> _Data block_
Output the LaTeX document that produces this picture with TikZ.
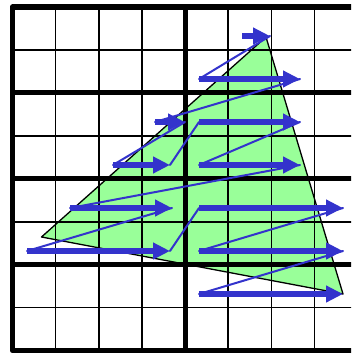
\documentclass[tikz,border=0pt]{standalone}
\usetikzlibrary{arrows.meta}
\definecolor{trigreen}{RGB}{153,255,153}
\definecolor{scanblue}{RGB}{51,51,204}
\tikzset{
  thinline/.style={line width=1.6pt, black},
  thickline/.style={line width=5pt, black},
  borderline/.style={line width=5.5pt, black, line join=round},
  trioutline/.style={line width=1.3pt, black, line join=round},
  scanarrow/.style={scanblue, line width=5.5pt, -{Triangle[length=17pt,width=16pt]}},
  jumpline/.style={scanblue, line width=2pt, line cap=round, line join=round},
}
\begin{document}
\begin{tikzpicture}[x=1pt,y=-1pt]
\useasboundingbox (0,0) rectangle (351,353);
\clip (0,0) rectangle (351,353);
\fill[white] (0,0) rectangle (351,353);
% triangle
\coordinate (A) at (41.5,237);
\coordinate (B) at (266,37);
\coordinate (C) at (343,294);
\fill[trigreen] (A) -- (B) -- (C) -- cycle;
% grid
\foreach \i in {1,2,3,5,6,7}
  \draw[thinline] ({12.5+43.15*\i},7) -- ({12.5+43.15*\i},350.5);
\foreach \j in {1,3,5,7}
  \draw[thinline] (12.5,{7+42.94*\j}) -- (365,{7+42.94*\j});
\foreach \j in {2,4,6}
  \draw[thickline] (12.5,{7+42.94*\j}) -- (365,{7+42.94*\j});
\draw[thickline] (185.1,7) -- (185.1,350.5);
\draw[borderline] (365,7) -- (12.5,7) -- (12.5,350.5) -- (365,350.5);
\draw[trioutline] (A) -- (B) -- (C) -- cycle;
% scan arrows
\coordinate (s1) at (242,36);  \coordinate (e1) at (270,36);
\coordinate (s2) at (199,79);  \coordinate (e2) at (300,79);
\coordinate (s3) at (155,122); \coordinate (e3) at (185,122);
\coordinate (s4) at (113,165); \coordinate (e4) at (170,165);
\coordinate (s5) at (199,122); \coordinate (e5) at (300,122);
\coordinate (s6) at (199,165); \coordinate (e6) at (300,165);
\coordinate (s7) at (70,208);  \coordinate (e7) at (172,208);
\coordinate (s8) at (27,251);  \coordinate (e8) at (170,251);
\coordinate (s9) at (199,208); \coordinate (e9) at (343,208);
\coordinate (s10) at (199,251); \coordinate (e10) at (343,251);
\coordinate (s11) at (199,294); \coordinate (e11) at (343,294);
\foreach \a/\b in {e1/s2,e2/s3,e3/s4,e4/s5,e5/s6,e6/s7,e7/s8,e8/s9,e9/s10,e10/s11}
  \draw[jumpline] (\a) -- (\b);
\foreach \k in {1,...,11}
  \draw[scanarrow] (s\k) -- (e\k);
\end{tikzpicture}
\end{document}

> _Objective_
Restate the whole listing above exactly, except for its images.

> _Result of this task_
Output the LaTeX document that produces this picture with TikZ.
\documentclass[tikz,border=0pt]{standalone}
\usetikzlibrary{arrows.meta}
\definecolor{trigreen}{RGB}{153,255,153}
\definecolor{scanblue}{RGB}{51,51,204}
\tikzset{
  thinline/.style={line width=1.6pt, black},
  thickline/.style={line width=5pt, black},
  borderline/.style={line width=5.5pt, black, line join=round},
  trioutline/.style={line width=1.3pt, black, line join=round},
  scanarrow/.style={scanblue, line width=5.5pt, -{Triangle[length=17pt,width=16pt]}},
  jumpline/.style={scanblue, line width=2pt, line cap=round, line join=round},
}
\begin{document}
\begin{tikzpicture}[x=1pt,y=-1pt]
\useasboundingbox (0,0) rectangle (351,353);
\clip (0,0) rectangle (351,353);
\fill[white] (0,0) rectangle (351,353);
% triangle
\coordinate (A) at (41.5,237);
\coordinate (B) at (266,37);
\coordinate (C) at (343,294);
\fill[trigreen] (A) -- (B) -- (C) -- cycle;
% grid
\foreach \i in {1,2,3,5,6,7}
  \draw[thinline] ({12.5+43.15*\i},7) -- ({12.5+43.15*\i},350.5);
\foreach \j in {1,3,5,7}
  \draw[thinline] (12.5,{7+42.94*\j}) -- (365,{7+42.94*\j});
\foreach \j in {2,4,6}
  \draw[thickline] (12.5,{7+42.94*\j}) -- (365,{7+42.94*\j});
\draw[thickline] (185.1,7) -- (185.1,350.5);
\draw[borderline] (365,7) -- (12.5,7) -- (12.5,350.5) -- (365,350.5);
\draw[trioutline] (A) -- (B) -- (C) -- cycle;
% scan arrows
\coordinate (s1) at (242,36);  \coordinate (e1) at (270,36);
\coordinate (s2) at (199,79);  \coordinate (e2) at (300,79);
\coordinate (s3) at (155,122); \coordinate (e3) at (185,122);
\coordinate (s4) at (113,165); \coordinate (e4) at (170,165);
\coordinate (s5) at (199,122); \coordinate (e5) at (300,122);
\coordinate (s6) at (199,165); \coordinate (e6) at (300,165);
\coordinate (s7) at (70,208);  \coordinate (e7) at (172,208);
\coordinate (s8) at (27,251);  \coordinate (e8) at (170,251);
\coordinate (s9) at (199,208); \coordinate (e9) at (343,208);
\coordinate (s10) at (199,251); \coordinate (e10) at (343,251);
\coordinate (s11) at (199,294); \coordinate (e11) at (343,294);
\foreach \a/\b in {e1/s2,e2/s3,e3/s4,e4/s5,e5/s6,e6/s7,e7/s8,e8/s9,e9/s10,e10/s11}
  \draw[jumpline] (\a) -- (\b);
\foreach \k in {1,...,11}
  \draw[scanarrow] (s\k) -- (e\k);
\end{tikzpicture}
\end{document}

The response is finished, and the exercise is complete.